DUBLIN--WFP had partnered with the Consultative Group on International Agricultural Research (CGIAR), and the hosts of the conference, the Government of Ireland and the Mary Robinson Foundation – Climate Justice, to organise the meeting which brought together high-level delegates, and representatives of grass roots organisations from areas that have been affected by climate change.
Adapting to Climate Change
“This meeting presents us with a golden opportunity to influence and enrich the process of drawing a roadmap for what comes after the UN’s Millennium Development Goals,” said WFP Executive Director, Ertharin Cousin.
“Ensuring that people everywhere have access to nutritious food is a foundation for future prosperity, particularly when it underpins our approach to communities that are feeling the impact of climate change.”

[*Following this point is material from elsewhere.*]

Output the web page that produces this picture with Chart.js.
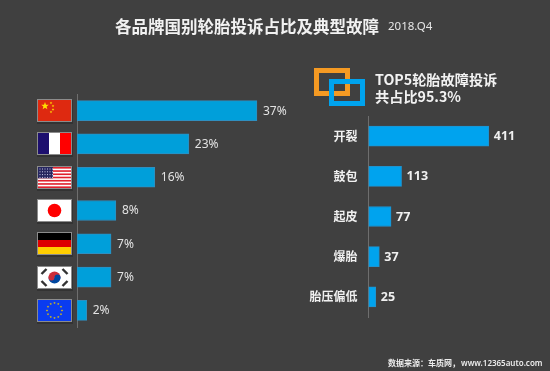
<!DOCTYPE html>
<html lang="zh"><head><meta charset="utf-8">
<script src="https://cdn.jsdelivr.net/npm/chart.js@4"></script>
<style>
html,body{margin:0;padding:0;background:#404040;}
#stage{position:relative;width:550px;height:371px;overflow:hidden;background:#404040;font-family:"Noto Sans CJK SC","Noto Sans",sans-serif;color:#f2f2f2;}
canvas{position:absolute;top:0;}
.t{position:absolute;white-space:nowrap;}
.box{position:absolute;box-sizing:border-box;border-style:solid;border-width:5px;}
</style></head><body>
<div id="stage">
<canvas id="left" style="left:0"></canvas>
<canvas id="right" style="left:290px"></canvas>
<div class="t" id="title" style="left:115px;top:14px;font-size:16.5px;line-height:24px;font-weight:700;"></div>
<div class="t" id="period" style="left:388px;top:16px;font-size:11.5px;line-height:20px;color:#e6e6e6;font-family:'Noto Sans',sans-serif;"></div>
<div class="box" style="left:314px;top:68px;width:36px;height:28px;border-color:#f59a23;"></div>
<div class="box" style="left:329px;top:79px;width:36px;height:27px;border-color:#00a3ee;"></div>
<div class="t" id="head" style="left:375px;top:71px;font-size:14.2px;line-height:17px;font-weight:700;white-space:pre;"></div>
<div class="t" style="left:388px;top:356px;font-size:8px;line-height:14px;font-weight:700;color:#ececec;"><span id="src"></span><span id="site" style="font-family:'Noto Sans',sans-serif;font-weight:600;margin-left:1px;"></span></div>
</div>
<script>
const titleText = "各品牌国别轮胎投诉占比及典型故障";
const periodText = "2018.Q4";
const headText = "TOP5轮胎故障投诉\n共占比95.3%";
const sourceText = "数据来源：车质网，";
const siteText = "www.12365auto.com";
const countries = ["中国","法国","美国","日本","德国","韩国","欧盟"];
const countryShares = [37,23,16,8,7,7,2];
const faults = ["开裂","鼓包","起皮","爆胎","胎压偏低"];
const faultCounts = [411,113,77,37,25];

document.getElementById('title').textContent = titleText;
document.getElementById('period').textContent = periodText;
document.getElementById('head').textContent = headText;
document.getElementById('src').textContent = sourceText;
document.getElementById('site').textContent = siteText;

function star(c,x,y,r,fill){
  c.fillStyle=fill;c.beginPath();
  for(let i=0;i<10;i++){const a=-Math.PI/2+i*Math.PI/5,q=i%2?r*0.42:r;
    c.lineTo(x+q*Math.cos(a),y+q*Math.sin(a));}
  c.closePath();c.fill();
}
const flags = {
  "中国"(c,x,y,w,h){c.fillStyle='#de2910';c.fillRect(x,y,w,h);
    star(c,x+7,y+6,4,'#ffde00');
    [[13,3],[15,6],[15,9.5],[13,12]].forEach(p=>star(c,x+p[0],y+p[1],1.4,'#ffde00'));},
  "法国"(c,x,y,w,h){c.fillStyle='#fff';c.fillRect(x,y,w,h);c.fillStyle='#1d0f6e';c.fillRect(x,y,w/3,h);c.fillStyle='#ff0000';c.fillRect(x+w*2/3,y,w/3,h);},
  "美国"(c,x,y,w,h){c.fillStyle='#fff';c.fillRect(x,y,w,h);c.fillStyle='#e0202c';
    for(let i=0;i<7;i++)c.fillRect(x,y+i*h/6.5,w,h/13);
    c.fillStyle='#26265f';c.fillRect(x,y,w*0.45,h*0.54);
    c.fillStyle='#c8c8e6';for(let r=0;r<4;r++)for(let k=0;k<6;k++)c.fillRect(x+1.5+k*2.5,y+1.5+r*2.8,1,1);},
  "日本"(c,x,y,w,h){c.fillStyle='#fff';c.fillRect(x,y,w,h);c.fillStyle='#f00';c.beginPath();c.arc(x+w/2,y+h/2,6.8,0,7);c.fill();},
  "德国"(c,x,y,w,h){c.fillStyle='#000';c.fillRect(x,y,w,h/3);c.fillStyle='#dd0000';c.fillRect(x,y+h/3,w,h/3);c.fillStyle='#ffce00';c.fillRect(x,y+h*2/3,w,h/3);},
  "韩国"(c,x,y,w,h){c.fillStyle='#fff';c.fillRect(x,y,w,h);const m=x+w/2,n=y+h/2;
    c.fillStyle='#cd2e3a';c.beginPath();c.arc(m,n,6,Math.PI,0);c.fill();
    c.fillStyle='#0047a0';c.beginPath();c.arc(m,n,6,0,Math.PI);c.fill();
    c.fillStyle='#cd2e3a';c.beginPath();c.arc(m-3,n,3,0,7);c.fill();
    c.fillStyle='#0047a0';c.beginPath();c.arc(m+3,n,3,0,7);c.fill();
    c.strokeStyle='#333';c.lineWidth=2.4;
    [[-10.5,-6,1],[10.5,-6,-1],[-10.5,6,-1],[10.5,6,1]].forEach(p=>{c.beginPath();c.moveTo(m+p[0]-2.5,n+p[1]+2.5*p[2]);c.lineTo(m+p[0]+2.5,n+p[1]-2.5*p[2]);c.stroke();});},
  "欧盟"(c,x,y,w,h){c.fillStyle='#0a3cf0';c.fillRect(x,y,w,h);
    for(let i=0;i<12;i++){const a=i*Math.PI/6;star(c,x+w/2+7.5*Math.cos(a),y+h/2+7.5*Math.sin(a),1.3,'#e8c800');}}
};

const flagPlugin = {id:'flagPlugin',afterDraw(ch){
  const c=ch.ctx,s=ch.scales.y,fw=33,fh=21,fx=38;
  ch.data.labels.forEach((lab,i)=>{
    const y=Math.round(s.getPixelForValue(i)-fh/2);
    c.save();
    c.fillStyle='#333';c.fillRect(fx-1,y,fw+3,fh+3);
    c.fillStyle='#8c8c8c';c.fillRect(fx-1,y-1,fw+2,fh+2);
    c.beginPath();c.rect(fx,y,fw,fh);c.clip();
    flags[lab](c,fx,y,fw,fh);
    c.restore();
  });
}};
const valueLabels = {id:'valueLabels',afterDatasetsDraw(ch,a,o){
  const c=ch.ctx,m=ch.getDatasetMeta(0);
  c.save();c.font=o.font;c.fillStyle=o.color;c.textBaseline='middle';c.textAlign='left';
  m.data.forEach((b,i)=>c.fillText(ch.data.datasets[0].data[i]+o.suffix,b.x+o.gap,b.y+0.5));
  c.restore();
}};
function build(id,w,labels,data,opt){
  const el=document.getElementById(id);el.width=w;el.height=371;
  el.style.width=w+'px';el.style.height='371px';
  return new Chart(el,{type:'bar',
    data:{labels,datasets:[{data,backgroundColor:opt.color,borderColor:opt.border,borderWidth:1,barThickness:20,borderSkipped:false}]},
    plugins:opt.plugins,
    options:{indexAxis:'y',responsive:false,animation:false,events:[],
      layout:{padding:{top:opt.top,bottom:opt.bottom,left:0,right:0}},
      plugins:{legend:{display:false},tooltip:{enabled:false},title:{display:false},
        valueLabels:{font:opt.font,color:opt.labelColor,suffix:opt.suffix,gap:opt.gap}},
      scales:{
        x:{display:false,min:0,max:opt.max},
        y:{afterFit(s){s.width=opt.axisX;},
           grid:{display:false,drawTicks:false},
           border:{display:true,color:'#6e6e6e',width:1},
           ticks:{display:opt.ticks,color:'#f0f0f0',padding:11,font:{family:'"Noto Sans CJK SC"',size:12,weight:'700'}}}
      }}});
}
build('left',290,countries,countryShares,{color:'#009fda',border:'#2f8fc0',plugins:[flagPlugin,valueLabels],
  top:94,bottom:44,max:43.8,axisX:77,ticks:false,font:'12px "Noto Sans","Noto Sans CJK SC",sans-serif',labelColor:'#e2e2e2',suffix:'%',gap:6});
build('right',260,faults,faultCounts,{color:'#00a3ee',border:'#1f93cf',plugins:[valueLabels],
  top:116,bottom:54,max:620,axisX:78.5,ticks:true,font:'700 12.5px "Noto Sans","Noto Sans CJK SC",sans-serif',labelColor:'#f0f0f0',suffix:'',gap:5});
</script>
</body></html>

Communities that have been affected by climate change can no longer depend on their immediate environment to provide basic needs such as food, water and energy, and this exacerbates their vulnerability, increasing the risk of hunger and under-nutrition.
The conference built on the experience of local groups and national organisations so that they could enhance international policy-making when it comes to building a global agenda to address the links between changes in climate and hunger.
Among those travelling to Dublin were national representatives of groups from Ecuador, Ethiopia and Bangladesh that have received WFP food assistance in support of projects that are helping communities to adapt to climate change.
The organisers of the conference hope that the event will inspire new ways of thinking about global development challenges by listening to and learning from the experiences of local people.
In particular, delegates focused on the importance of women in ensuring food and nutrition security for their families and communities, and their central role in responding to climate change.